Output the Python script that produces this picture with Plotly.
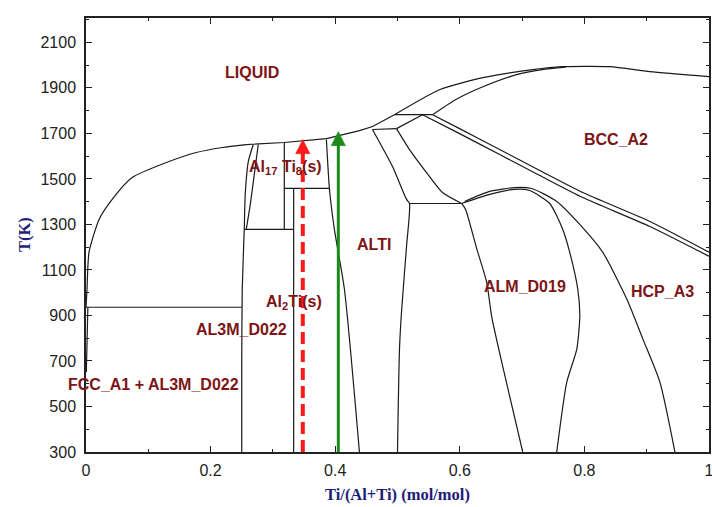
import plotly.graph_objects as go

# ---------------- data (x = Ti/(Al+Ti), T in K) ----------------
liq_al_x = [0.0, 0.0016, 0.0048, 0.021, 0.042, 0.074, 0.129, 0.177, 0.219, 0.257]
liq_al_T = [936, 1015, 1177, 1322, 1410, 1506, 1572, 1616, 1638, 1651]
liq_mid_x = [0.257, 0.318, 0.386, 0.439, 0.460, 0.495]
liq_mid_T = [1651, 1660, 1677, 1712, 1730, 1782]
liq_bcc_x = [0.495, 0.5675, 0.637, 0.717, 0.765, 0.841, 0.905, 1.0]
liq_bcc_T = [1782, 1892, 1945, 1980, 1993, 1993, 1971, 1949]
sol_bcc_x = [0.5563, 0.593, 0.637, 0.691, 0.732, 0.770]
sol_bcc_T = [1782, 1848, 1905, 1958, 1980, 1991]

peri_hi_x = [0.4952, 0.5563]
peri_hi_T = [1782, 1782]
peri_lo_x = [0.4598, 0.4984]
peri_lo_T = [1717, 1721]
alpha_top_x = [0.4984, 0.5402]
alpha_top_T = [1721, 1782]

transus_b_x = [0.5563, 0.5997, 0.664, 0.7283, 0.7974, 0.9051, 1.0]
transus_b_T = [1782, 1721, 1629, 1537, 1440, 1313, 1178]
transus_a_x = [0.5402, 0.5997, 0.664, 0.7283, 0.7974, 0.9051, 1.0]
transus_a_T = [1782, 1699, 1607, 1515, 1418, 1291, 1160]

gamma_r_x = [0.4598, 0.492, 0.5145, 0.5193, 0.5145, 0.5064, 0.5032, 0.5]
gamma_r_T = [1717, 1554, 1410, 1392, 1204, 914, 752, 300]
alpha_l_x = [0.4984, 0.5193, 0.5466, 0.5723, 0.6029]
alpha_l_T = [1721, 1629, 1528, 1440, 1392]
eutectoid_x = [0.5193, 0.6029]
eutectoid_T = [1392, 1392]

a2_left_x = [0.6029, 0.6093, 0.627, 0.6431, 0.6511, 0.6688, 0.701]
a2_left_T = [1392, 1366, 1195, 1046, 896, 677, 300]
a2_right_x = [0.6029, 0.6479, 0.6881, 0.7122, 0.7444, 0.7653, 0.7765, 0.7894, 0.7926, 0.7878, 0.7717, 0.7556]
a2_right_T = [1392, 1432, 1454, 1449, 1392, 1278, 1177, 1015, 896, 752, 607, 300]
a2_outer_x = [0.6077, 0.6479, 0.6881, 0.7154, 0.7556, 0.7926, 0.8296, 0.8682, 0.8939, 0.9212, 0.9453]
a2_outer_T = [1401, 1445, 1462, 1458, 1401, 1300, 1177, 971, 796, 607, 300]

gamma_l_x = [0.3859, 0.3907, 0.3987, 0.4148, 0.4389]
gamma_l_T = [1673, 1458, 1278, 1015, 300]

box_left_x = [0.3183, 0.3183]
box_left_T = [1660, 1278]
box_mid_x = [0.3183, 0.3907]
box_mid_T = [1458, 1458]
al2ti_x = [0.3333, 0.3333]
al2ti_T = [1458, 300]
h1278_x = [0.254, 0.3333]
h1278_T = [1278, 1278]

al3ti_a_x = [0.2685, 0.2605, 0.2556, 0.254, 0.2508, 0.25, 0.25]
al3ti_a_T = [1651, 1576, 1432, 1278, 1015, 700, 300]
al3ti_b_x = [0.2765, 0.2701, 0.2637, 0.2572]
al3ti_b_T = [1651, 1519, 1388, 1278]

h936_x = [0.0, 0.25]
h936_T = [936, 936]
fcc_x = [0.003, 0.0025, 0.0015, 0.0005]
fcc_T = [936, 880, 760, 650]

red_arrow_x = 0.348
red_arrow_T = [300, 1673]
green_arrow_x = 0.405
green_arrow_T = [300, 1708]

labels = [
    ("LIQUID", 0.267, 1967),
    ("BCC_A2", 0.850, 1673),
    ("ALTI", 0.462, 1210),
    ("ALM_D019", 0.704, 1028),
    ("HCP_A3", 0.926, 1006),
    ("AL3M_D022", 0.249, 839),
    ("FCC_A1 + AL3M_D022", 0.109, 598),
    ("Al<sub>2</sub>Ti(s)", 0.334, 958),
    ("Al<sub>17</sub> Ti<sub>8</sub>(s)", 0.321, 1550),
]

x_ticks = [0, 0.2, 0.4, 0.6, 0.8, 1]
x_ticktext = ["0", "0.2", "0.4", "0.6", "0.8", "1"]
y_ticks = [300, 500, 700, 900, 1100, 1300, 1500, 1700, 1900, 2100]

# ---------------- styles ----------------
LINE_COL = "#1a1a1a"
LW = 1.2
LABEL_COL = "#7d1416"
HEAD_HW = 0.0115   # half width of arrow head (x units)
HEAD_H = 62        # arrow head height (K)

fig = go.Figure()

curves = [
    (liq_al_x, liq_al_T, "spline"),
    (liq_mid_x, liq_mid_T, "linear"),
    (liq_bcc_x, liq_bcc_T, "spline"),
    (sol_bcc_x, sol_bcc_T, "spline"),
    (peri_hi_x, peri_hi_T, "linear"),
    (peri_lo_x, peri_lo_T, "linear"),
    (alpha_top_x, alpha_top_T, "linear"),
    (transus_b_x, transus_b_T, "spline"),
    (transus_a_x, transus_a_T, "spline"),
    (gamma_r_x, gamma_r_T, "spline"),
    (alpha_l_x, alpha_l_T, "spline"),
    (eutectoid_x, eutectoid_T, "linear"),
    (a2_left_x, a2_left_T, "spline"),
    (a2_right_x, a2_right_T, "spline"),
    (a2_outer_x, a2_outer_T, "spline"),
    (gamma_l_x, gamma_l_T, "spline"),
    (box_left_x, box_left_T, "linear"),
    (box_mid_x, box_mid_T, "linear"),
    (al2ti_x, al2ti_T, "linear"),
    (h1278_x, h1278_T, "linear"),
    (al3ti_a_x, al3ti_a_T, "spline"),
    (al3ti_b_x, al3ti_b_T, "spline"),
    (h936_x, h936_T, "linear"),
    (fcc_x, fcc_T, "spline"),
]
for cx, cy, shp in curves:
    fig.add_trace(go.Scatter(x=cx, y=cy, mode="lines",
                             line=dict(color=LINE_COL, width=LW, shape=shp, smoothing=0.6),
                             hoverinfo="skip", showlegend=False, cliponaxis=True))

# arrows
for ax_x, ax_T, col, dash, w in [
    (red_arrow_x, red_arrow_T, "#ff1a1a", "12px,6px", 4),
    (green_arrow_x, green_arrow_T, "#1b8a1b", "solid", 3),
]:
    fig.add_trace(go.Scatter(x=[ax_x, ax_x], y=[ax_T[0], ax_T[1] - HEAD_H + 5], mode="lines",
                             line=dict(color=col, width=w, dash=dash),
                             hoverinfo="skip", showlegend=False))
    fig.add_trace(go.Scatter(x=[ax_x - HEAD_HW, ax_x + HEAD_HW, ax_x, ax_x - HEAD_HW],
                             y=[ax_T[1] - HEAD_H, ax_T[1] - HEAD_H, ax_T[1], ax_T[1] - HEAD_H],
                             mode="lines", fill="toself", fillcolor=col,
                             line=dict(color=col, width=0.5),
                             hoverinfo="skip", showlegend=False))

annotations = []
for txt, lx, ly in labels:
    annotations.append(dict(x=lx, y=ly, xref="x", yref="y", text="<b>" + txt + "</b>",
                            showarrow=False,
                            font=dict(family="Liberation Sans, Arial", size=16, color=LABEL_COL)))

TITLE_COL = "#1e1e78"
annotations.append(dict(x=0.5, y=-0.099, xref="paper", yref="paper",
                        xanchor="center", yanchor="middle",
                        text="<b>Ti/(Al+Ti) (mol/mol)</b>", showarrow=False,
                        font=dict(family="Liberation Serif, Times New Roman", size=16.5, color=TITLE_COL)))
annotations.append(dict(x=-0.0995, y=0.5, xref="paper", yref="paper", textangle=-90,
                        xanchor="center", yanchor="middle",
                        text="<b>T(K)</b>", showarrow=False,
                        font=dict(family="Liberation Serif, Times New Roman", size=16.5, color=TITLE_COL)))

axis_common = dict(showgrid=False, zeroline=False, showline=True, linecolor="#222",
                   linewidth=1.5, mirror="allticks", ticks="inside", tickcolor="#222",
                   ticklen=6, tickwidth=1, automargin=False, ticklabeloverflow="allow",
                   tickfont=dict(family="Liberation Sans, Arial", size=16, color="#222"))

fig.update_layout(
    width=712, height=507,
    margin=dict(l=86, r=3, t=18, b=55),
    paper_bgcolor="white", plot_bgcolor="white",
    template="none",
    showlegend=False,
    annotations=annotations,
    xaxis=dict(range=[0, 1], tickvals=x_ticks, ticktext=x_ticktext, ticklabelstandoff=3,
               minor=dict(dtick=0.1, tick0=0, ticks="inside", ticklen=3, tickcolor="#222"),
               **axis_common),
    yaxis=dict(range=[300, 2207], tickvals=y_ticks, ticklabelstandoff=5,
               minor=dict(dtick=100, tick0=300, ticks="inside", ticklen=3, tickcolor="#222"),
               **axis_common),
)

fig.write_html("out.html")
----------
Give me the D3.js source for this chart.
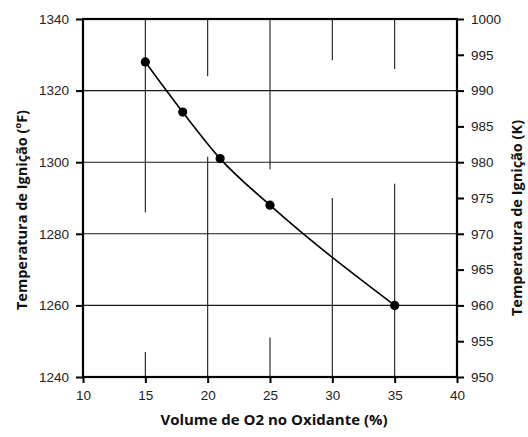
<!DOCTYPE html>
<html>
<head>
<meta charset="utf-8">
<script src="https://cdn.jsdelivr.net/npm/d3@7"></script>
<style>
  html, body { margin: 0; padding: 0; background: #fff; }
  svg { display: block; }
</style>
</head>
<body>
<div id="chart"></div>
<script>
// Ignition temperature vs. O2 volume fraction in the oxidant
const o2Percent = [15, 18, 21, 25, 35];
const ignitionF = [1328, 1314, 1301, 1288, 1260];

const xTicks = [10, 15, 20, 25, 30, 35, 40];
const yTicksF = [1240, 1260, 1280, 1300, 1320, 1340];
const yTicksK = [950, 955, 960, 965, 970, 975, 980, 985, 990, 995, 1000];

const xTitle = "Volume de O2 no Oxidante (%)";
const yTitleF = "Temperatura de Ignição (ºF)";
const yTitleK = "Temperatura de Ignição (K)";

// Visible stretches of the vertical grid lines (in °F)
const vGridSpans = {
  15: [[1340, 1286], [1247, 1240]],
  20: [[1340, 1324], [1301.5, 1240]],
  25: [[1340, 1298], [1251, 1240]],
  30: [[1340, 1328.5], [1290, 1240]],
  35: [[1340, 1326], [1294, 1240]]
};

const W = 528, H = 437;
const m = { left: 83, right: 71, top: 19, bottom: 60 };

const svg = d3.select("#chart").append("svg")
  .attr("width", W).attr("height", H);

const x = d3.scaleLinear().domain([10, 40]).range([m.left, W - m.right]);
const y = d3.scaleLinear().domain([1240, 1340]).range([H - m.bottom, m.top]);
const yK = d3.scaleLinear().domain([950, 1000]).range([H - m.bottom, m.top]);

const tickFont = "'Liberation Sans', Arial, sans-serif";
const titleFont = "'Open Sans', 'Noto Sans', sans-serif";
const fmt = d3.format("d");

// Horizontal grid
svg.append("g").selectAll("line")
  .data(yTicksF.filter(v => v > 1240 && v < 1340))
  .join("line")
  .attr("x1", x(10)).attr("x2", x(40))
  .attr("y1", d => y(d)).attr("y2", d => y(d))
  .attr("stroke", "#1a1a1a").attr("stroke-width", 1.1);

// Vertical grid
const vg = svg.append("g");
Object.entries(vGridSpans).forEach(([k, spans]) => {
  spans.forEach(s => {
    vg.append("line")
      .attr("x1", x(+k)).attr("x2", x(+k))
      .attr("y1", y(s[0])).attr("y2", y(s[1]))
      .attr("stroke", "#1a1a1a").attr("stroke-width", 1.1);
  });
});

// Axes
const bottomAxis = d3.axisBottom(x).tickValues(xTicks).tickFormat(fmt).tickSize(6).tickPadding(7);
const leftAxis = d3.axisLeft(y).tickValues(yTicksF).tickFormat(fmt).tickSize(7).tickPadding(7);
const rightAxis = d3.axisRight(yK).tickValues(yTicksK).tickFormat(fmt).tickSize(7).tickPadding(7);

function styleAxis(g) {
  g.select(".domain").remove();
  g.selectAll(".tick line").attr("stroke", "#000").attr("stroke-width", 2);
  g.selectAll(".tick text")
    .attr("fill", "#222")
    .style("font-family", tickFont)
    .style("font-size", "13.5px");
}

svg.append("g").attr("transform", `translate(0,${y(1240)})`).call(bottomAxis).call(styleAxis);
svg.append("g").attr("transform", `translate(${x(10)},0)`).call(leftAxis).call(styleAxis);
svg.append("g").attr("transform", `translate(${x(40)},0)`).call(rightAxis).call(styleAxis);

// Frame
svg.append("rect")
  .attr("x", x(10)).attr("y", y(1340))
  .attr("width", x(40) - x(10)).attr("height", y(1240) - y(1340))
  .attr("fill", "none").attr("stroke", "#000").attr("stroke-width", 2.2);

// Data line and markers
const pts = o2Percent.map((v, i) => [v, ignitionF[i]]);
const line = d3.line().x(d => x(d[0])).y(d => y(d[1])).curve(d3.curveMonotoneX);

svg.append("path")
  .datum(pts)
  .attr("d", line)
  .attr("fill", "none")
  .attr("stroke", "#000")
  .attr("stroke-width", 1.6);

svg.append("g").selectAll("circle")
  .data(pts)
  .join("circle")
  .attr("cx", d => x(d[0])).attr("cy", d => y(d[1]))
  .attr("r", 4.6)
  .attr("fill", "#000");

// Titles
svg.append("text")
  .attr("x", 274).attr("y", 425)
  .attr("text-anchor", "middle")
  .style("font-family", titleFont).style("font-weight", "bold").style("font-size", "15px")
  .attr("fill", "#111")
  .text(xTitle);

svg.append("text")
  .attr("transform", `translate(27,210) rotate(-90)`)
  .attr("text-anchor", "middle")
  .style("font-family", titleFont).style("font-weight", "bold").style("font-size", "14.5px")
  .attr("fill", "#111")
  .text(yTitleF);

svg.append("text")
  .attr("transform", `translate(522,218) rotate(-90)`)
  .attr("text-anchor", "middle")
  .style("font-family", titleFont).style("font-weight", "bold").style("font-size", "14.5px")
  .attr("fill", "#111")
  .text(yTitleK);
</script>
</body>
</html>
----------
> [Given exercise] Except for the pictures, write out exactly the lines from the line that contains "Output the Python" through the line that contains "h1278_T = [1278, 1278]", including both.

> [Problem solution]
Output the Python script that produces this picture with Plotly.
import plotly.graph_objects as go

# ---------------- data (x = Ti/(Al+Ti), T in K) ----------------
liq_al_x = [0.0, 0.0016, 0.0048, 0.021, 0.042, 0.074, 0.129, 0.177, 0.219, 0.257]
liq_al_T = [936, 1015, 1177, 1322, 1410, 1506, 1572, 1616, 1638, 1651]
liq_mid_x = [0.257, 0.318, 0.386, 0.439, 0.460, 0.495]
liq_mid_T = [1651, 1660, 1677, 1712, 1730, 1782]
liq_bcc_x = [0.495, 0.5675, 0.637, 0.717, 0.765, 0.841, 0.905, 1.0]
liq_bcc_T = [1782, 1892, 1945, 1980, 1993, 1993, 1971, 1949]
sol_bcc_x = [0.5563, 0.593, 0.637, 0.691, 0.732, 0.770]
sol_bcc_T = [1782, 1848, 1905, 1958, 1980, 1991]

peri_hi_x = [0.4952, 0.5563]
peri_hi_T = [1782, 1782]
peri_lo_x = [0.4598, 0.4984]
peri_lo_T = [1717, 1721]
alpha_top_x = [0.4984, 0.5402]
alpha_top_T = [1721, 1782]

transus_b_x = [0.5563, 0.5997, 0.664, 0.7283, 0.7974, 0.9051, 1.0]
transus_b_T = [1782, 1721, 1629, 1537, 1440, 1313, 1178]
transus_a_x = [0.5402, 0.5997, 0.664, 0.7283, 0.7974, 0.9051, 1.0]
transus_a_T = [1782, 1699, 1607, 1515, 1418, 1291, 1160]

gamma_r_x = [0.4598, 0.492, 0.5145, 0.5193, 0.5145, 0.5064, 0.5032, 0.5]
gamma_r_T = [1717, 1554, 1410, 1392, 1204, 914, 752, 300]
alpha_l_x = [0.4984, 0.5193, 0.5466, 0.5723, 0.6029]
alpha_l_T = [1721, 1629, 1528, 1440, 1392]
eutectoid_x = [0.5193, 0.6029]
eutectoid_T = [1392, 1392]

a2_left_x = [0.6029, 0.6093, 0.627, 0.6431, 0.6511, 0.6688, 0.701]
a2_left_T = [1392, 1366, 1195, 1046, 896, 677, 300]
a2_right_x = [0.6029, 0.6479, 0.6881, 0.7122, 0.7444, 0.7653, 0.7765, 0.7894, 0.7926, 0.7878, 0.7717, 0.7556]
a2_right_T = [1392, 1432, 1454, 1449, 1392, 1278, 1177, 1015, 896, 752, 607, 300]
a2_outer_x = [0.6077, 0.6479, 0.6881, 0.7154, 0.7556, 0.7926, 0.8296, 0.8682, 0.8939, 0.9212, 0.9453]
a2_outer_T = [1401, 1445, 1462, 1458, 1401, 1300, 1177, 971, 796, 607, 300]

gamma_l_x = [0.3859, 0.3907, 0.3987, 0.4148, 0.4389]
gamma_l_T = [1673, 1458, 1278, 1015, 300]

box_left_x = [0.3183, 0.3183]
box_left_T = [1660, 1278]
box_mid_x = [0.3183, 0.3907]
box_mid_T = [1458, 1458]
al2ti_x = [0.3333, 0.3333]
al2ti_T = [1458, 300]
h1278_x = [0.254, 0.3333]
h1278_T = [1278, 1278]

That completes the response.